I am planning on a long drive (approximatelt 3,400 miles - North Texas to California coast & back) and was wondering if it is adviseable to do so with the bed extender deployed. Does it really improve fuel economy significantly? If I do deploy it for such a trip, should I be concerned about stone chips on the ground-facing tailgate? FYI, I don't expect to do any off-road driving, but may have some sand/snow/ice travel in the higher elevations of New Mexico and Arizona. Thanks...

Dave.


----------



## blitZ (Oct 7, 2004)

For the best mileage, keep your tailgate up:

Tailgate Myth


----------



## obxstyle (Nov 22, 2002)

Somewhere I read a guy who did a test with his truck it was like 17.8 with the tailgate down and 17.9 with it up.


----------



## obxstyle (Nov 22, 2002)

obxstyle said:


> Somewhere I read a guy who did a test with his truck it was like 17.8 with the tailgate down and 17.9 with it up.

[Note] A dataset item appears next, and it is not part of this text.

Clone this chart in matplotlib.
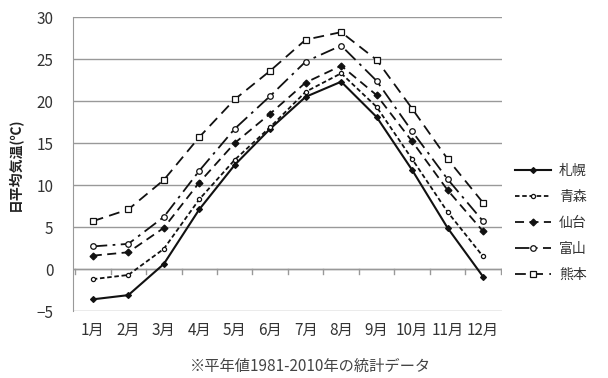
import matplotlib
matplotlib.use("Agg")
import matplotlib.pyplot as plt
from matplotlib.ticker import MultipleLocator

plt.rcParams['font.family'] = ['Noto Sans CJK JP', 'DejaVu Sans']

months = ["1月", "2月", "3月", "4月", "5月", "6月", "7月", "8月", "9月", "10月", "11月", "12月"]
sapporo = [-3.6, -3.1, 0.6, 7.1, 12.4, 16.7, 20.5, 22.3, 18.1, 11.8, 4.9, -0.9]
aomori = [-1.2, -0.7, 2.4, 8.3, 13.0, 16.9, 21.1, 23.3, 19.3, 13.1, 6.8, 1.5]
sendai = [1.6, 2.0, 4.9, 10.3, 15.0, 18.5, 22.2, 24.2, 20.7, 15.2, 9.4, 4.5]
toyama = [2.7, 3.0, 6.2, 11.7, 16.7, 20.6, 24.7, 26.6, 22.4, 16.4, 10.7, 5.7]
kumamoto = [5.7, 7.1, 10.6, 15.7, 20.2, 23.6, 27.3, 28.2, 24.9, 19.1, 13.1, 7.9]
names = ["札幌", "青森", "仙台", "富山", "熊本"]
series = [sapporo, aomori, sendai, toyama, kumamoto]

styles = [
    dict(linestyle='-', marker='D', markersize=3, markerfacecolor='#111', lw=1.5),
    dict(linestyle=(0, (2.5, 1.5)), marker='o', markersize=3, markerfacecolor='white', lw=1.3),
    dict(linestyle=(0, (5, 3)), marker='D', markersize=3.5, markerfacecolor='#111', lw=1.3),
    dict(linestyle=(0, (8, 3, 1.5, 3)), marker='o', markersize=4, markerfacecolor='white', lw=1.3),
    dict(linestyle=(0, (6, 3.5)), marker='s', markersize=4.5, markerfacecolor='white', lw=1.3),
]

fig = plt.figure(figsize=(6.08, 3.78), dpi=100)
ax = fig.add_axes([0.12, 0.177, 0.706, 0.778])

x = list(range(1, 13))
for name, vals, st in zip(names, series, styles):
    ax.plot(x, vals, color='#111111', markeredgecolor='#111111', markeredgewidth=0.9,
            label=name, **st)

ax.set_xlim(0.44, 12.54)
ax.set_ylim(-5, 30)
ax.yaxis.set_major_locator(MultipleLocator(5))
ax.grid(axis='y', color='#999999', lw=1.0)
ax.set_axisbelow(True)
for s in ['top', 'right', 'bottom']:
    ax.spines[s].set_visible(False)
ax.spines['left'].set_color('#999999')
ax.axhline(0, color='#999999', lw=1.0, zorder=0)
ax.tick_params(axis='y', length=0, labelsize=11, colors='#333333', pad=14)
ax.set_xticks(x)
ax.set_xticklabels(months)
ax.tick_params(axis='x', length=0, labelsize=11, colors='#333333', pad=8)
# minor ticks on zero line between categories
for xi in [i + 0.5 for i in range(0, 13)]:
    ax.plot([xi, xi], [0, -0.6], color='#999999', lw=1.0, zorder=0)

ax.set_ylabel("日平均気温(℃)", fontsize=10, fontweight='bold', color='#222222', labelpad=10)

ax.legend(loc='center left', bbox_to_anchor=(1.0, 0.30), frameon=False, fontsize=10,
          handlelength=2.6, labelspacing=0.85, handletextpad=0.6, labelcolor='#333333')

fig.text(0.51, 0.03, "※平年値1981-2010年の統計データ", ha='center', va='center',
         fontsize=11, color='#444444')

fig.savefig("out.png", dpi=100)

You can probley throw a tonue(sp?) on it and should improve mileage

didnt mean to quote myself :dumbass:


----------



## cryption (Aug 24, 2004)

obxstyle said:


> You can probley throw a tonue(sp?) on it and should improve mileage
> 
> didnt mean to quote myself :dumbass:


i have a tauneau on mine and it didnt help mileage at all, i still get about 16 on my XE-V6


----------



## formula4speed (Nov 2, 2004)

Basically having the tailgate up makes a pressurized pocket of air in the bed which the wind goes over, when its down it increases the turbulent air which is bad for fuel economy. A tonneau cover will probably help a small amount on highway driving but I didn't notice any gains when I put in on for city driving.


----------